Le duo familial à la tête de l’Algérie est dénoncé depuis de nombreuses années. Ainsi en 2008, l’ancien ambassadeur de France en poste à Alger, Bernard Bajolet, avait affirmé à son homologue américain, Robert Ford, dans un échange ayant fuité via Wikileaks que “la corruption, qui remonte jusqu’aux frères de Bouteflika, a atteint un nouveau sommet et interfère dans le développement économique”.
Saïd Bouteflika a pris soin de cadenasser les arcanes du pouvoir en arrosant généreusement ceux qui pourraient remettre en cause l’organisation mafieuse du régime algérien. Et ils sont nombreux dans l’entourage du pouvoir à y trouver un avantage sonnant et trébuchant par la création d’un réseau de clientélisme et de corruption, dans lequel les privilèges et les enveloppes sont distribués à tous les étages de l’état, y compris dans l’armée qui est maintenue sous contrôle de cette manière. Ainsi dans les informations provenant de Wikileaks, M. Ford rappelle que les opérations anticorruptions lancées en Algérie n’ont jamais inquiété les militaires de haut rang, ni qui que ce soit dans les sphères les plus élevés du pouvoir. Quelques fusibles, comme l’ancien ministre de l’Énergie, Chakib Khelil, qui sera poussé à la démission en 2010 dans le scandale de la Sonotrach, et dont le dirigeant, Mohamed Meziane, sera condamné pour corruption à une petite année de prison.
Les scandales entourant Saïd Bouteflika s’accumulent depuis des années, de l’orchestration minutieuse du silence autour de l’état de santé de son frère, en passant par la découverte par la presse de sa signature sur des décrets présidentiels, en lieu et place de celle de son frère.

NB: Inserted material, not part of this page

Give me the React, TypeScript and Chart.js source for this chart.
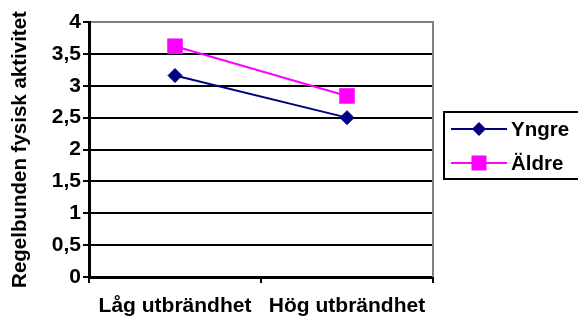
import React, { useEffect, useRef } from "react";
import { Chart, registerables } from "chart.js";

Chart.register(...registerables);

const categories = ["Låg utbrändhet", "Hög utbrändhet"];
const yngre = [3.16, 2.5];
const aldre = [3.62, 2.84];
const seriesNames = ["Yngre", "Äldre"];
const yTitle = "Regelbunden fysisk aktivitet";

const FONT = "'Liberation Sans', Arial, sans-serif";
const NAVY = "#000080";
const MAGENTA = "#FF00FF";

const framePlugin = {
  id: "frame",
  afterDraw(chart: any) {
    const { ctx, chartArea } = chart;
    ctx.save();
    ctx.strokeStyle = "#808080";
    ctx.lineWidth = 2;
    ctx.beginPath();
    ctx.moveTo(chartArea.right, chartArea.top - 1);
    ctx.lineTo(chartArea.right, chartArea.bottom);
    ctx.stroke();
    ctx.restore();
  },
};

const legendPlugin = {
  id: "boxLegend",
  afterDraw(chart: any) {
    const { ctx } = chart;
    ctx.save();
    const bx = 444;
    const by = 112;
    const bw = 150;
    const bh = 67;
    ctx.strokeStyle = "#000";
    ctx.lineWidth = 2;
    ctx.strokeRect(bx, by, bw, bh);
    const rows = [129, 163];
    chart.data.datasets.forEach((ds: any, i: number) => {
      const y = rows[i];
      ctx.strokeStyle = ds.borderColor;
      ctx.lineWidth = 2;
      ctx.beginPath();
      ctx.moveTo(451, y);
      ctx.lineTo(507, y);
      ctx.stroke();
      ctx.fillStyle = ds.pointBackgroundColor;
      ctx.beginPath();
      if (ds.pointStyle === "rectRot") {
        const r = 7;
        ctx.moveTo(479 - r, y);
        ctx.lineTo(479, y - r);
        ctx.lineTo(479 + r, y);
        ctx.lineTo(479, y + r);
        ctx.closePath();
      } else {
        ctx.rect(479 - 7.5, y - 7.5, 15, 15);
      }
      ctx.fill();
      ctx.fillStyle = "#000";
      ctx.font = `bold 20.5px ${FONT}`;
      ctx.textBaseline = "middle";
      ctx.textAlign = "left";
      ctx.fillText(ds.label, 511, y + 1);
    });
    ctx.restore();
  },
};

export default function App() {
  const ref = useRef<HTMLCanvasElement | null>(null);
  useEffect(() => {
    if (!ref.current) return;
    const chart = new Chart(ref.current, {
      type: "line",
      data: {
        labels: categories,
        datasets: [
          {
            label: seriesNames[0],
            data: yngre,
            borderColor: NAVY,
            backgroundColor: NAVY,
            pointBackgroundColor: NAVY,
            pointBorderColor: NAVY,
            pointStyle: "rectRot",
            pointRadius: 7,
            pointBorderWidth: 1,
            borderWidth: 2,
          },
          {
            label: seriesNames[1],
            data: aldre,
            borderColor: MAGENTA,
            backgroundColor: MAGENTA,
            pointBackgroundColor: MAGENTA,
            pointBorderColor: MAGENTA,
            pointStyle: "rect",
            pointRadius: 11,
            pointBorderWidth: 0,
            borderWidth: 2,
          },
        ],
      },
      options: {
        responsive: false,
        animation: false,
        layout: { padding: { top: 22, right: 145, left: 0, bottom: 0 } },
        plugins: {
          legend: { display: false },
          tooltip: { enabled: false },
        },
        scales: {
          x: {
            offset: true,
            grid: {
              offset: true,
              drawOnChartArea: false,
              drawTicks: true,
              tickLength: 6,
              color: "#000",
              lineWidth: 2,
            },
            border: { color: "#000", width: 3 },
            ticks: {
              color: "#000",
              font: { family: FONT, size: 21, weight: "bold" },
              padding: 11,
              maxRotation: 0,
            },
            afterFit(scale: any) {
              scale.height = 43;
            },
          },
          y: {
            min: 0,
            max: 4,
            grid: {
              color: (c: any) => (c.tick && c.tick.value === 4 ? "#808080" : "#000"),
              lineWidth: 2,
              tickColor: "#000",
              tickLength: 6,
            },
            border: { color: "#000", width: 3 },
            ticks: {
              stepSize: 0.5,
              color: "#000",
              padding: 2,
              font: { family: FONT, size: 21, weight: "bold" },
              callback: (v: any) => String(v).replace(".", ","),
            },
            title: {
              display: true,
              text: yTitle,
              color: "#000",
              font: { family: FONT, size: 20.5, weight: "bold" },
              padding: { top: 8, bottom: 0 },
            },
            afterFit(scale: any) {
              scale.width = 89;
            },
          },
        },
      },
      plugins: [framePlugin, legendPlugin],
    });
    return () => chart.destroy();
  }, []);
  return (
    <div style={{ position: "absolute", left: 0, top: 0, width: 578, height: 320, background: "#fff" }}>
      <canvas ref={ref} width={578} height={320} />
    </div>
  );
}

La population algérienne, étouffée par une situation socio-économique résultant de la gabegie planifiée par Saïd Bouteflika ne voit en lui qu’un vautour gravitant autour du cadavre de son frère dont l’état de santé ne lui permet plus de prendre de vraies décisions. Abdelaziz Bouteflika, initiateur d’un système corrompu, se trouve lui-même manipulé par plus corrupteur que lui.
Les Algériens désespèrent à l’idée que le cadet prenne un jour effectivement le pouvoir au moment de l’annonce officielle de la mort d’Abdelaziz.